One needs to consider that employing a strategic approach for IT budgeting, create a planning and decision-making tool that can help maximize the benefits of IT investments. A good IT budget not only gives the organization the ability to manage its IT costs in both the short and long term, but it also provides the agility needed to adjust IT spending in response to changes in the business environment. In the final analysis, a good IT budget provides a competitive advantage because it helps organizations better execute in achieving their missions.
Which of the practices do you consider to be the most important and why?
I believe the first point which is to appoint a IT finance specialist is a one major thing to be consider and makes a huge impact on the overall IT budgeting plus the company’s health.
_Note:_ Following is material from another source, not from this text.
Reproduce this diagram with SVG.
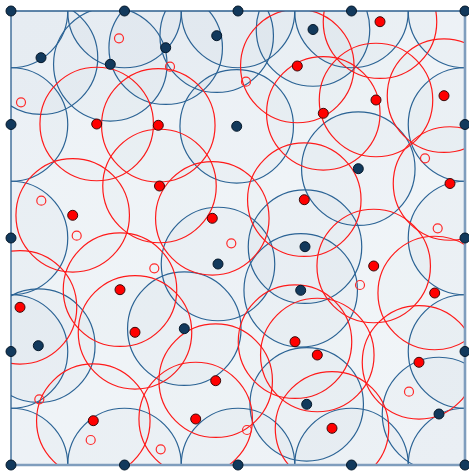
<svg xmlns="http://www.w3.org/2000/svg" width="469" height="471" viewBox="0 0 469 471">
<defs>
<clipPath id="sq"><rect x="11" y="11" width="454" height="454"/></clipPath>
<linearGradient id="bg" x1="0" y1="0" x2="1" y2="1">
<stop offset="0" stop-color="#f0f4f8"/><stop offset="1" stop-color="#f4f7fa"/>
</linearGradient>
<style>
.bc{fill:#1e4a7a;fill-opacity:0.025;stroke:#2c6496;stroke-width:1.2}
.rc{fill:#1e4a7a;fill-opacity:0.01;stroke:#ff1a1a;stroke-width:1.2}
.bd{fill:#12395c;stroke:#05182a;stroke-width:1}
.rd{fill:#ff0000;stroke:#3a0a0a;stroke-width:1}
.hd{fill:none;stroke:#ff2a2a;stroke-width:1.2}
</style>
</defs>
<rect x="0" y="0" width="469" height="471" fill="#ffffff"/>
<rect x="11" y="11" width="454" height="454" fill="url(#bg)"/>
<g id="circles" clip-path="url(#sq)">
<g id="blue-circles">
<circle class="bc" cx="11" cy="11" r="56.75"/>
<circle class="bc" cx="124.5" cy="11" r="56.75"/>
<circle class="bc" cx="238" cy="11" r="56.75"/>
<circle class="bc" cx="351.5" cy="11" r="56.75"/>
<circle class="bc" cx="465" cy="11" r="56.75"/>
<circle class="bc" cx="11" cy="124.5" r="56.75"/>
<circle class="bc" cx="465" cy="124.5" r="56.75"/>
<circle class="bc" cx="11" cy="238" r="56.75"/>
<circle class="bc" cx="465" cy="238" r="56.75"/>
<circle class="bc" cx="11" cy="351.5" r="56.75"/>
<circle class="bc" cx="465" cy="351.5" r="56.75"/>
<circle class="bc" cx="11" cy="465" r="56.75"/>
<circle class="bc" cx="124.5" cy="465" r="56.75"/>
<circle class="bc" cx="238" cy="465" r="56.75"/>
<circle class="bc" cx="351.5" cy="465" r="56.75"/>
<circle class="bc" cx="465" cy="465" r="56.75"/>
<circle class="bc" cx="41" cy="57.7" r="56.75"/>
<circle class="bc" cx="110.3" cy="64.3" r="56.75"/>
<circle class="bc" cx="165.7" cy="47.7" r="56.75"/>
<circle class="bc" cx="216.7" cy="35.7" r="56.75"/>
<circle class="bc" cx="313" cy="29.5" r="56.75"/>
<circle class="bc" cx="236.7" cy="126.3" r="56.75"/>
<circle class="bc" cx="358.3" cy="168.7" r="56.75"/>
<circle class="bc" cx="305" cy="246.7" r="56.75"/>
<circle class="bc" cx="218" cy="264" r="56.75"/>
<circle class="bc" cx="300.7" cy="290.3" r="56.75"/>
<circle class="bc" cx="184.3" cy="328.7" r="56.75"/>
<circle class="bc" cx="38.3" cy="345.7" r="56.75"/>
<circle class="bc" cx="306.7" cy="404.3" r="56.75"/>
<circle class="bc" cx="439" cy="414" r="56.75"/>
</g>
<g id="red-circles">
<circle class="rc" cx="380" cy="21.7" r="56.75"/>
<circle class="rc" cx="297.3" cy="66" r="56.75"/>
<circle class="rc" cx="444" cy="95.7" r="56.75"/>
<circle class="rc" cx="376" cy="100" r="56.75"/>
<circle class="rc" cx="323.3" cy="113.3" r="56.75"/>
<circle class="rc" cx="96.7" cy="124" r="56.75"/>
<circle class="rc" cx="158.3" cy="125.3" r="56.75"/>
<circle class="rc" cx="72.7" cy="215.3" r="56.75"/>
<circle class="rc" cx="159.5" cy="186" r="56.75"/>
<circle class="rc" cx="212.3" cy="218.3" r="56.75"/>
<circle class="rc" cx="304.3" cy="199.7" r="56.75"/>
<circle class="rc" cx="450" cy="183.5" r="56.75"/>
<circle class="rc" cx="373.7" cy="266" r="56.75"/>
<circle class="rc" cx="434.7" cy="293" r="56.75"/>
<circle class="rc" cx="120" cy="289.7" r="56.75"/>
<circle class="rc" cx="20" cy="307.3" r="56.75"/>
<circle class="rc" cx="135" cy="332.3" r="56.75"/>
<circle class="rc" cx="93.3" cy="420.7" r="56.75"/>
<circle class="rc" cx="215.7" cy="380.7" r="56.75"/>
<circle class="rc" cx="195.7" cy="419" r="56.75"/>
<circle class="rc" cx="295" cy="341.7" r="56.75"/>
<circle class="rc" cx="317.3" cy="355" r="56.75"/>
<circle class="rc" cx="419" cy="362.3" r="56.75"/>
<circle class="rc" cx="332" cy="428.3" r="56.75"/>
</g>
</g>
<g id="frame">
<path d="M11 465 H465 V11" fill="none" stroke="#7f9dbd" stroke-width="2.6"/>
<path d="M11 465 V11 H465" fill="none" stroke="#2c5f8f" stroke-width="1.3"/>
</g>
<g id="hollow">
<circle id="h1" class="hd" cx="119" cy="38.3" r="4.5"/>
<circle id="h2" class="hd" cx="21" cy="102.3" r="4.5"/>
<circle id="h3" class="hd" cx="170" cy="66.7" r="4.5"/>
<circle id="h4" class="hd" cx="246" cy="81.7" r="4.5"/>
<circle id="h5" class="hd" cx="425" cy="158.3" r="4.5"/>
<circle id="h6" class="hd" cx="437.7" cy="228.3" r="4.5"/>
<circle id="h7" class="hd" cx="360" cy="285" r="4.5"/>
<circle id="h8" class="hd" cx="41.3" cy="200.7" r="4.5"/>
<circle id="h9" class="hd" cx="76.7" cy="235.7" r="4.5"/>
<circle id="h10" class="hd" cx="154.3" cy="268.3" r="4.5"/>
<circle id="h11" class="hd" cx="231.3" cy="243.3" r="4.5"/>
<circle id="h12" class="hd" cx="39.3" cy="399.3" r="4.5"/>
<circle id="h13" class="hd" cx="90.7" cy="440" r="4.5"/>
<circle id="h14" class="hd" cx="160.7" cy="449.3" r="4.5"/>
<circle id="h15" class="hd" cx="247" cy="430" r="4.5"/>
<circle id="h16" class="hd" cx="409" cy="391.7" r="4.5"/>
</g>
<g id="red-dots">
<circle class="rd" cx="380" cy="21.7" r="5"/>
<circle class="rd" cx="297.3" cy="66" r="5"/>
<circle class="rd" cx="444" cy="95.7" r="5"/>
<circle class="rd" cx="376" cy="100" r="5"/>
<circle class="rd" cx="323.3" cy="113.3" r="5"/>
<circle class="rd" cx="96.7" cy="124" r="5"/>
<circle class="rd" cx="158.3" cy="125.3" r="5"/>
<circle class="rd" cx="72.7" cy="215.3" r="5"/>
<circle class="rd" cx="159.5" cy="186" r="5"/>
<circle class="rd" cx="212.3" cy="218.3" r="5"/>
<circle class="rd" cx="304.3" cy="199.7" r="5"/>
<circle class="rd" cx="450" cy="183.5" r="5"/>
<circle class="rd" cx="373.7" cy="266" r="5"/>
<circle class="rd" cx="434.7" cy="293" r="5"/>
<circle class="rd" cx="120" cy="289.7" r="5"/>
<circle class="rd" cx="20" cy="307.3" r="5"/>
<circle class="rd" cx="135" cy="332.3" r="5"/>
<circle class="rd" cx="93.3" cy="420.7" r="5"/>
<circle class="rd" cx="215.7" cy="380.7" r="5"/>
<circle class="rd" cx="195.7" cy="419" r="5"/>
<circle class="rd" cx="295" cy="341.7" r="5"/>
<circle class="rd" cx="317.3" cy="355" r="5"/>
<circle class="rd" cx="419" cy="362.3" r="5"/>
<circle class="rd" cx="332" cy="428.3" r="5"/>
</g>
<g id="blue-dots">
<circle class="bd" cx="11" cy="11" r="5"/>
<circle class="bd" cx="124.5" cy="11" r="5"/>
<circle class="bd" cx="238" cy="11" r="5"/>
<circle class="bd" cx="351.5" cy="11" r="5"/>
<circle class="bd" cx="465" cy="11" r="5"/>
<circle class="bd" cx="11" cy="124.5" r="5"/>
<circle class="bd" cx="465" cy="124.5" r="5"/>
<circle class="bd" cx="11" cy="238" r="5"/>
<circle class="bd" cx="465" cy="238" r="5"/>
<circle class="bd" cx="11" cy="351.5" r="5"/>
<circle class="bd" cx="465" cy="351.5" r="5"/>
<circle class="bd" cx="11" cy="465" r="5"/>
<circle class="bd" cx="124.5" cy="465" r="5"/>
<circle class="bd" cx="238" cy="465" r="5"/>
<circle class="bd" cx="351.5" cy="465" r="5"/>
<circle class="bd" cx="465" cy="465" r="5"/>
<circle class="bd" cx="41" cy="57.7" r="5"/>
<circle class="bd" cx="110.3" cy="64.3" r="5"/>
<circle class="bd" cx="165.7" cy="47.7" r="5"/>
<circle class="bd" cx="216.7" cy="35.7" r="5"/>
<circle class="bd" cx="313" cy="29.5" r="5"/>
<circle class="bd" cx="236.7" cy="126.3" r="5"/>
<circle class="bd" cx="358.3" cy="168.7" r="5"/>
<circle class="bd" cx="305" cy="246.7" r="5"/>
<circle class="bd" cx="218" cy="264" r="5"/>
<circle class="bd" cx="300.7" cy="290.3" r="5"/>
<circle class="bd" cx="184.3" cy="328.7" r="5"/>
<circle class="bd" cx="38.3" cy="345.7" r="5"/>
<circle class="bd" cx="306.7" cy="404.3" r="5"/>
<circle class="bd" cx="439" cy="414" r="5"/>
</g>
</svg>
To bring in operational changes and investing big in these projects need special consideration of key drivers, the actual need and requirement of those new strategical plans to bring in. IT finance specialist can manage this transition and can develop business cases for new IT projects with proper budgeting. They know the how to cater the company’s long term and short-term goals keeping finance in mind. How to handle the cash flow and make good use of it in the IT sector of the company. Good IT budget planners look into various investment options and savings strategies to determine what makes the most sense. They use multiple versions of the IT budget to analyze technology options and their associated financing strategies. They look at each IT initiative as an investment option, the timing and execution of which affects the overall IT budget. They consider different timing or initiative phasing to identify how different execution scenarios might impact the organization’s IT budget and cash flow. Therefore, I opt for having a proper IT finance specialist planning the proper budgeting for new IT ventures in the company.